Anyone who has observed Reyes on the bases, in the outfield, or well at the laundromat probably does not picture an outfielder. Of course, the Indians were willing to run the slow Michael Brantley out in left field, Mike Aviles in center field, Michael Martinez in center field, and well Ryan Raburn anywhere.
The Indians have two dynamic advantages when it comes to the poor defender, which is the enormous wall in left field starting at just 325 feet creates less space to defend, and allows outfielders to cheat more. Still further, with Oscar Mercado in center field, or even Bradley Zimmer as a backup, the Indians have the ability to shrink Reyes responsibilities, and hid him in a sense at home.
On the road, in the American League Fenway Park, Minute Maid in Houston, and others are similarly easy to defend. If not favorable, the Indians have no full time designated hitter and Reyes has enough bat to own the position if he has to transition there.
Finally, inter alia, Major League Baseball is in a stage of enormous strikeout rates, decreasing the level of impact defenders have.

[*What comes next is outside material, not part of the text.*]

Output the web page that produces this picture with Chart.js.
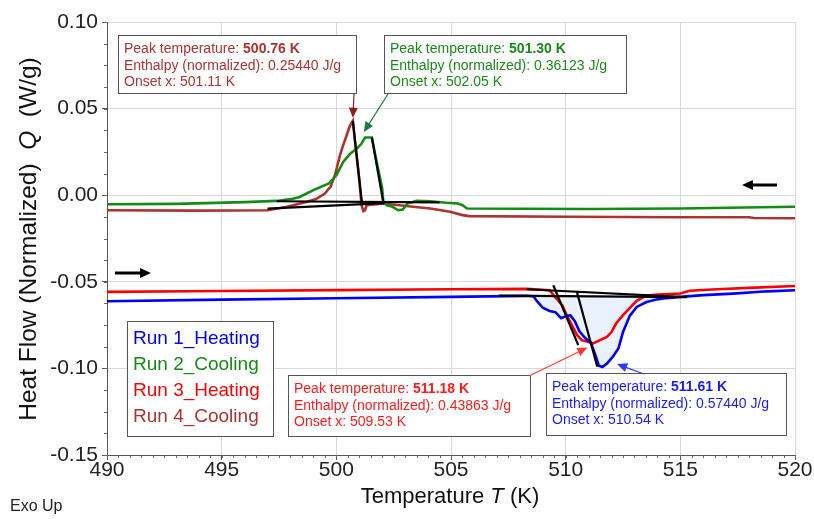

The Indians are among the best in this regard with Carrasco, Bieber, Clevinger, Civale, as well as bullpen strikeout machines like Hand, Karinchak, and Clase, the Indians will limit contact like few others, diminishing the impact of outfield defenders.
With limited adverse defensive impact due to current trends, and earth-shattering power, the Indians have an impact outfielder again.
I hope they read your article and decide to put him in LF instead of the plan of trying him in RF because that is where he played in SD that they have talked about all winter. A full season of watching him hammer the ball will be a lot of fun..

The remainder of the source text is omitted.